McKinsey: Pasar E-Commerce RI Melonjak Jadi Rp 910 Triliun pada 2022

ANTARA FOTO/Muhammad Iqbal
Pekerja memilah paket barang di gudang logistik TIKI di kawasan Bandara Soekarno-Hatta, Tangerang, Banten.
Penulis: Desy Setyowati
Editor: Pingit Aria
31/8/2018, 16.25 WIB

Kedua, membuka akses ekspor bagi barang industri kreatif. Sektor perhiasan di Indonesia salah satu yang sudah menikmati hasilnya, dengan melibatkan distributor di luar negeri, seperti Eropa dan Amerika Serikat (AS). Philia memperkirakan, kanal perdagangan daring ini menyumbang ekspor US$ 26 miliar atau Rp 364 triliun pada 2022.

Ketiga, mendorong tenciptanya lapangan pekerjaan. Saat ini, perdagangan online menyokong empat juta pekerjaan di Indonesia. McKinsey memproyeksikan, jumlahnya bisa 26 juta pada 2022.

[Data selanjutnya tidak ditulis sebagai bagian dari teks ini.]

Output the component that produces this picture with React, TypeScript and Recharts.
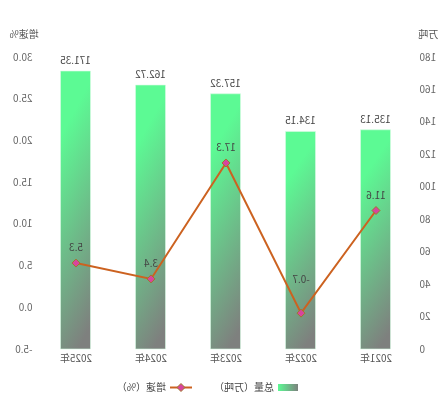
import { ComposedChart, Bar, Line, XAxis, YAxis, LabelList } from "recharts";

const years = ["2021年", "2022年", "2023年", "2024年", "2025年"];
const totals = [135.13, 134.15, 157.32, 162.72, 171.35];
const growth = [11.6, -0.7, 17.3, 3.4, 5.3];
const totalTicks = [0, 20, 40, 60, 80, 100, 120, 140, 160, 180];
const growthTicks = [-5, 0, 5, 10, 15, 20, 25, 30];
const seriesNames = ["总量（万吨）", "增速（%）"];

const FONT = '"Noto Sans CJK SC", "Noto Sans", sans-serif';
const FS = 10;
const LINE_COLOR = "#cc6220";
const DOT_FILL = "#d8449e";
const DOT_STROKE = "#a0782a";

const data = years.map((year, i) => ({
  year,
  total: totals[i],
  growth: growth[i],
}));

const Diamond = (props: any) => {
  const { cx, cy, index } = props;
  if (cx == null || cy == null) return null;
  return (
    <path
      key={`dot-${index}`}
      d={`M${cx},${cy - 4} L${cx + 4},${cy} L${cx},${cy + 4} L${cx - 4},${cy} Z`}
      fill={DOT_FILL}
      stroke={DOT_STROKE}
      strokeWidth={1}
    />
  );
};

const GrowthLabel = (props: any) => {
  const { x, y, value, index } = props;
  // the negative point's label sits higher in the reference
  const lift = value < 0 ? 30 : 12;
  return (
    <text
      key={`lbl-${index}`}
      x={x}
      y={y - lift}
      textAnchor="middle"
      fontSize={FS}
      fill="#444"
      fontFamily={FONT}
    >
      {value}
    </text>
  );
};

const Legend = () => (
  <svg
    width={447}
    height={20}
    style={{ position: "absolute", left: 0, top: 377 }}
  >
    <defs>
      <linearGradient id="legendGrad" x1="0" y1="0" x2="1" y2="0">
        <stop offset="0%" stopColor="#7c837e" />
        <stop offset="100%" stopColor="#5cfa94" />
      </linearGradient>
    </defs>
    <rect x={149} y={7} width={20} height={7} fill="url(#legendGrad)" />
    <text x={173} y={14} fontSize={FS} fill="#444" fontFamily={FONT}>
      {seriesNames[0]}
    </text>
    <line x1={255} y1={10.5} x2={277} y2={10.5} stroke={LINE_COLOR} strokeWidth={2} />
    <path d="M266,6.5 L270,10.5 L266,14.5 L262,10.5 Z" fill={DOT_FILL} stroke={DOT_STROKE} />
    <text x={281} y={14} fontSize={FS} fill="#444" fontFamily={FONT}>
      {seriesNames[1]}
    </text>
  </svg>
);

export default function App() {
  return (
    <div
      style={{
        position: "fixed",
        left: 0,
        top: 0,
        width: 447,
        height: 404,
        background: "#fff",
        transform: "scaleX(-1)",
      }}
    >
      <ComposedChart
        width={447}
        height={404}
        data={data}
        margin={{ top: 57, right: 10, left: 4, bottom: 25 }}
        barCategoryGap={0}
      >
        <defs>
          <linearGradient id="barGrad" x1="0.6" y1="0" x2="0.4" y2="1">
            <stop offset="0%" stopColor="#5cfa94" />
            <stop offset="15%" stopColor="#5cfa94" />
            <stop offset="100%" stopColor="#7e807e" />
          </linearGradient>
        </defs>
        <XAxis
          dataKey="year"
          axisLine={false}
          tickLine={false}
          tickMargin={0}
          height={30}
          tick={{ fontSize: FS, fill: "#555", fontFamily: FONT }}
        />
        <YAxis
          yAxisId="total"
          orientation="left"
          domain={[0, 180]}
          ticks={totalTicks}
          width={29.5}
          axisLine={false}
          tickLine={false}
          tickMargin={0}
          tick={{ fontSize: FS, fill: "#666", fontFamily: FONT }}
          label={{ value: "万吨", position: "top", offset: 19, fontSize: FS, fill: "#555", fontFamily: FONT }}
        />
        <YAxis
          yAxisId="growth"
          orientation="right"
          domain={[-5, 30]}
          ticks={growthTicks}
          width={28.5}
          axisLine={false}
          tickLine={false}
          tickMargin={0}
          tickFormatter={(v: number) => v.toFixed(1)}
          tick={{ fontSize: FS, fill: "#666", fontFamily: FONT }}
          label={{ value: "增速%", position: "top", offset: 19, fontSize: FS, fill: "#555", fontFamily: FONT }}
        />
        <Bar
          yAxisId="total"
          dataKey="total"
          name={seriesNames[0]}
          barSize={30}
          fill="url(#barGrad)"
          stroke="#d8fbe4"
          strokeWidth={0.6}
          isAnimationActive={false}
        >
          <LabelList
            dataKey="total"
            position="top"
            offset={7}
            formatter={(v: any) => Number(v).toFixed(2)}
            style={{ fontSize: FS, fill: "#444", fontFamily: FONT }}
          />
        </Bar>
        <Line
          yAxisId="growth"
          dataKey="growth"
          name={seriesNames[1]}
          type="linear"
          stroke={LINE_COLOR}
          strokeWidth={2}
          dot={Diamond}
          activeDot={false}
          label={GrowthLabel}
          isAnimationActive={false}
        />
      </ComposedChart>
      <Legend />
    </div>
  );
}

Secara kusus, e-commerce turut mendorong tingkat partisipasi perempuan dalam angkatan kerja. Setidaknya, usaha yang dikelola perempuan bakal berkontribusi 35% terhadap total transaksi e-commerce di 2022.

(Baca juga: Tokopedia dan Bukalapak Kalahkan Lazada pada Kuartal II 2018)

Terakhir, meningkatkan kesetaraan sosial. Sebab, konsumen di daerah terpencil di luar Jawa bisa mendapatkan pilihan produk yang lebih beragam dan harga yang lebih murah. Ia mencatat, rata-rata harga barang yang diperdagangkan lewat online lebih rendah 11-25% dibanding peritel tradisional.

Hanya, ada beberapa tantangan yang perlu diatasi untuk tumbuh-kembang e-commerce. Pertama, membangun ekosistem seperti pelaku seperti Shopee, Tokopedia, dan yang lainnya; Usaha mikro, kecil, dan menengah (UMKM); penyedia logistik; layanan keuangan, investor; dan pemerintah. Apalagi, McKinsey memperkirakan 1,6 miliar paket yang ditransaksikan lewat e-commerce dikirim per tahun pada 2022.

Kedua, perlu pendampingan kepada UMKM, khususnya dalam mengatur sistem pemesanan dan pembayaran online. Saat ini, hanya 15% UMKM yang berdagang secara online yang menyediakan fasilitas tersebut. Bila hal ini tidak diatasi, akan menghambat tingkat kompetitif ekspor.

Tantangan lainnya, adalah talenta di bidang teknologi. Indonesia hanya mencetak 0,8% lulusan sains, teknologi, teknik, dan matematika (STEM) untuk setiap 1.000 anggota masyarakat. Jumlah tersebut lebih rendah dibanding Tiongkok yang 3,4% dan India 2%. Tanpa ketersediaan pekerja terampil yang lebih banyak, pertumbuhan perdagangan online di Indonesia akan terhambat.